Retype every line from the top of the entries down to the one with "const y = d3.scaleLinear().domain([0, 100]).range([664, 65]);", both included, and skip the pictures.
━━━━━━━━━━━━━━━━
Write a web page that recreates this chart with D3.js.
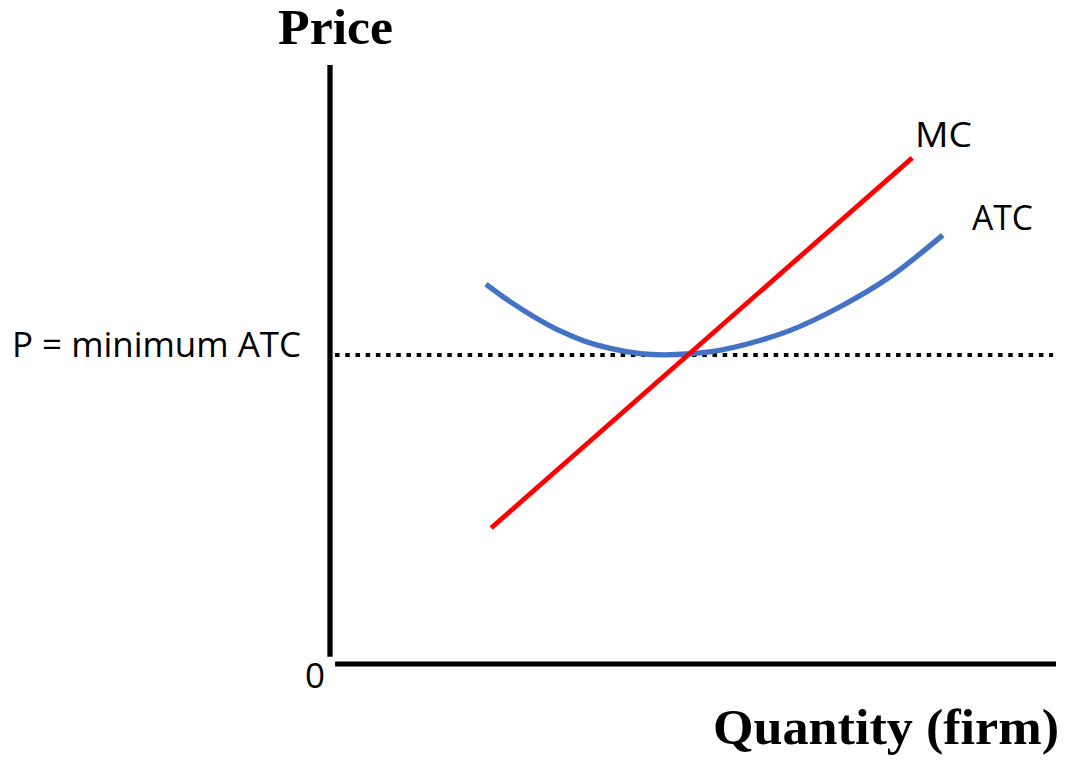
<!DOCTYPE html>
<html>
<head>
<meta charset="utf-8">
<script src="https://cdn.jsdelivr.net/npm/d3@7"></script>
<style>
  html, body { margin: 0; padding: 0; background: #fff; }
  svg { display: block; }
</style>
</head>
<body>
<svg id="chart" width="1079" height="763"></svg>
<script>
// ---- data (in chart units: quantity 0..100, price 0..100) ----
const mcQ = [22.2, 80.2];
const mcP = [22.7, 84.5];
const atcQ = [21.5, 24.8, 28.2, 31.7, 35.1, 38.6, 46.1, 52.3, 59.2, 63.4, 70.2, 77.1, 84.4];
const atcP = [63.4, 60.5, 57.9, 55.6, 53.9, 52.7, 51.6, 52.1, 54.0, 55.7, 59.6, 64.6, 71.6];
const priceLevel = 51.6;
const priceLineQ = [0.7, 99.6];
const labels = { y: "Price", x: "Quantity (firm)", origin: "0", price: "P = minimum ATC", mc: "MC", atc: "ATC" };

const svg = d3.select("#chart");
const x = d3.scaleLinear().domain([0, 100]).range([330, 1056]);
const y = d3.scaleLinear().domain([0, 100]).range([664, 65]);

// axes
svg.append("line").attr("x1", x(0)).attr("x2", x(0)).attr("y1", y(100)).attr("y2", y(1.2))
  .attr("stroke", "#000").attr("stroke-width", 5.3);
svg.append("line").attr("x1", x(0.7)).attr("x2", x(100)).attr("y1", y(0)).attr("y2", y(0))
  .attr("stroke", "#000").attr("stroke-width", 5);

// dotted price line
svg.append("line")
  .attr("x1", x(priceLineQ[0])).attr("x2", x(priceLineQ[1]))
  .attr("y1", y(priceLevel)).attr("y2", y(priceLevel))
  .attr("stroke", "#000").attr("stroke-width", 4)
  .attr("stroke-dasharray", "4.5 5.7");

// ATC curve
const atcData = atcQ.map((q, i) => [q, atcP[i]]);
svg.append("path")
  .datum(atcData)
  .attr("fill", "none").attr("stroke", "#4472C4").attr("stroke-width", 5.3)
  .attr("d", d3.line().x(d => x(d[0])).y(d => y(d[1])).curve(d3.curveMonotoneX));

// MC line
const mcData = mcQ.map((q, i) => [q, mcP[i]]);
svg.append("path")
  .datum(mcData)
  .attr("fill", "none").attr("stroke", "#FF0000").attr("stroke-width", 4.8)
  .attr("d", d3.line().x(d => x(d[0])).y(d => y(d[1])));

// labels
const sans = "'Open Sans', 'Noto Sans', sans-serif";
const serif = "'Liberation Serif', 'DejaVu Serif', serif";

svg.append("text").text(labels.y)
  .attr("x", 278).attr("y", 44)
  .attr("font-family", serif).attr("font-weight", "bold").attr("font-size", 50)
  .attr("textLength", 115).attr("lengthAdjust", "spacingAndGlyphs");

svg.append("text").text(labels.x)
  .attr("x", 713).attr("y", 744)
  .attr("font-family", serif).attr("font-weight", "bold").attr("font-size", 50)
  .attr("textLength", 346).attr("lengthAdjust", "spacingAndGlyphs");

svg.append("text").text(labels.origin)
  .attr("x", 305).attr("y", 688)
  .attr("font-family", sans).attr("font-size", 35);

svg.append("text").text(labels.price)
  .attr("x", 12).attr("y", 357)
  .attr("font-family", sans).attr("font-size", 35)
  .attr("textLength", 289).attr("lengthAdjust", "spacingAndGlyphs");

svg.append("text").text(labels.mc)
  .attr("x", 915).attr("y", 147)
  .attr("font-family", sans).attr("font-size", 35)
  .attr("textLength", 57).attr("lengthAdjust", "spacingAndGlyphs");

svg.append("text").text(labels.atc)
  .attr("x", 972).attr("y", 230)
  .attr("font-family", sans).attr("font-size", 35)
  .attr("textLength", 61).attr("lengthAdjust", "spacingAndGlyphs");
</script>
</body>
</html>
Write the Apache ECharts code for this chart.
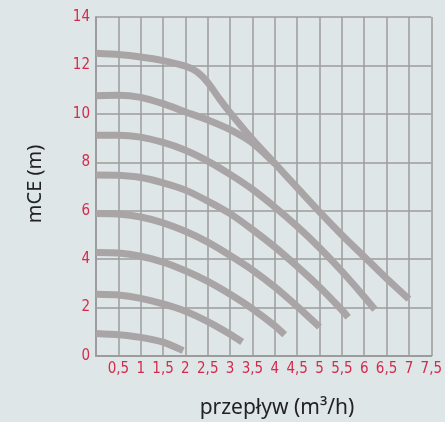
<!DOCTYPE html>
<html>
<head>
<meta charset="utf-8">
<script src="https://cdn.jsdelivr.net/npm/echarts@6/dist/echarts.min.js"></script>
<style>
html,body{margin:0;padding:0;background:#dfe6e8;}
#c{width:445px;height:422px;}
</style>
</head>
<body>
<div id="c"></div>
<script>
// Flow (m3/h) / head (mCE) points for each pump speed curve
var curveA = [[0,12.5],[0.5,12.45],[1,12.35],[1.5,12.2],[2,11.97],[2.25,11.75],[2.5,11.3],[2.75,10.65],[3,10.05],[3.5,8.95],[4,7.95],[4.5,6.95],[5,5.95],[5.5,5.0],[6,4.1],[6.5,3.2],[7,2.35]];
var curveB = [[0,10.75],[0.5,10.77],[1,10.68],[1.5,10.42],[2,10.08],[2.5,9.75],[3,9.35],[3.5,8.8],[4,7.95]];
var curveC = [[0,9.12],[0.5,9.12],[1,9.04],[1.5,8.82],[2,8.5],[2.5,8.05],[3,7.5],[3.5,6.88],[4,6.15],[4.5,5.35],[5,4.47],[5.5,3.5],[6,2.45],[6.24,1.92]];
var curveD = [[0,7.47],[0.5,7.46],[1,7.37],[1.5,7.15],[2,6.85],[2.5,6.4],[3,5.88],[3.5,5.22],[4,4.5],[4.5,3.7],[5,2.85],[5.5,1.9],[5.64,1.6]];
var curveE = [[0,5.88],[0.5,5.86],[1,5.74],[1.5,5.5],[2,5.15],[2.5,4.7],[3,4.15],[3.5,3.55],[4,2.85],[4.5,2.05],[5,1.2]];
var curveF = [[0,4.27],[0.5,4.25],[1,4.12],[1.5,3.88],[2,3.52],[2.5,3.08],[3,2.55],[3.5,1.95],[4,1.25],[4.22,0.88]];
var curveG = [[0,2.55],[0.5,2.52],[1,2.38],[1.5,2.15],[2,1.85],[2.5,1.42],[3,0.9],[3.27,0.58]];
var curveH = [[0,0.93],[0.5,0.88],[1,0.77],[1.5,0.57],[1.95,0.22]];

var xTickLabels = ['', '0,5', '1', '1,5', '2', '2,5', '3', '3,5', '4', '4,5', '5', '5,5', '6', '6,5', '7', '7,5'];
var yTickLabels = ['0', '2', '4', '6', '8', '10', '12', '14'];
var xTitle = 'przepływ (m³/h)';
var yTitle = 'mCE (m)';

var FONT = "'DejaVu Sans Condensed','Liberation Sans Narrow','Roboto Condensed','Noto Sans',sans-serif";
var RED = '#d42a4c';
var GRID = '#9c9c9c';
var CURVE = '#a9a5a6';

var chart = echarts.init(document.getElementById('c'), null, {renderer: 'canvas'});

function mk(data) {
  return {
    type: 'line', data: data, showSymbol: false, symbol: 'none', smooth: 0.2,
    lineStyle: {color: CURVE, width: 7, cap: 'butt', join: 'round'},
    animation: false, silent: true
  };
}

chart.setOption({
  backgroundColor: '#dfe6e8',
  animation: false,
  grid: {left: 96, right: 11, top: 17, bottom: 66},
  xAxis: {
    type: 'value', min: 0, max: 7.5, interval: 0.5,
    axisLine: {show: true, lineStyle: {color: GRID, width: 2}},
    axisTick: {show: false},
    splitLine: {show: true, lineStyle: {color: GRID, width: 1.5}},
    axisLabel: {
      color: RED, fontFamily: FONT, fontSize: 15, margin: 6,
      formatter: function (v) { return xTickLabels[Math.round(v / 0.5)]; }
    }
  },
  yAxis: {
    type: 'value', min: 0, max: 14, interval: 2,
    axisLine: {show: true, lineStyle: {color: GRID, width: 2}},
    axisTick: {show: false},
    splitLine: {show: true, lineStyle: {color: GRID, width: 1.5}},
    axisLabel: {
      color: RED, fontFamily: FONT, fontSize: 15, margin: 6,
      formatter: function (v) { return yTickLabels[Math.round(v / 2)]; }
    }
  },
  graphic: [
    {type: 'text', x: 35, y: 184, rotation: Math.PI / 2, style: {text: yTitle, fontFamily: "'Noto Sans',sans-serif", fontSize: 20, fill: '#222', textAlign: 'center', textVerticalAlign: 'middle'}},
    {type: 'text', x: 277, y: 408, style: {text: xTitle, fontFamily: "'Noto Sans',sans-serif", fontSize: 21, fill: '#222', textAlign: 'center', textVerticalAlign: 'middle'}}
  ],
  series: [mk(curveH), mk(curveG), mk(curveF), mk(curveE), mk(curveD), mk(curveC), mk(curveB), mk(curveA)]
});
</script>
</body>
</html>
━━━━━━━━━━━━━━━━
Result:
Write a web page that recreates this chart with D3.js.
<!DOCTYPE html>
<html>
<head>
<meta charset="utf-8">
<script src="https://cdn.jsdelivr.net/npm/d3@7"></script>
<style>
  html, body { margin: 0; padding: 0; background: #fff; }
  svg { display: block; }
</style>
</head>
<body>
<svg id="chart" width="1079" height="763"></svg>
<script>
// ---- data (in chart units: quantity 0..100, price 0..100) ----
const mcQ = [22.2, 80.2];
const mcP = [22.7, 84.5];
const atcQ = [21.5, 24.8, 28.2, 31.7, 35.1, 38.6, 46.1, 52.3, 59.2, 63.4, 70.2, 77.1, 84.4];
const atcP = [63.4, 60.5, 57.9, 55.6, 53.9, 52.7, 51.6, 52.1, 54.0, 55.7, 59.6, 64.6, 71.6];
const priceLevel = 51.6;
const priceLineQ = [0.7, 99.6];
const labels = { y: "Price", x: "Quantity (firm)", origin: "0", price: "P = minimum ATC", mc: "MC", atc: "ATC" };

const svg = d3.select("#chart");
const x = d3.scaleLinear().domain([0, 100]).range([330, 1056]);
const y = d3.scaleLinear().domain([0, 100]).range([664, 65]);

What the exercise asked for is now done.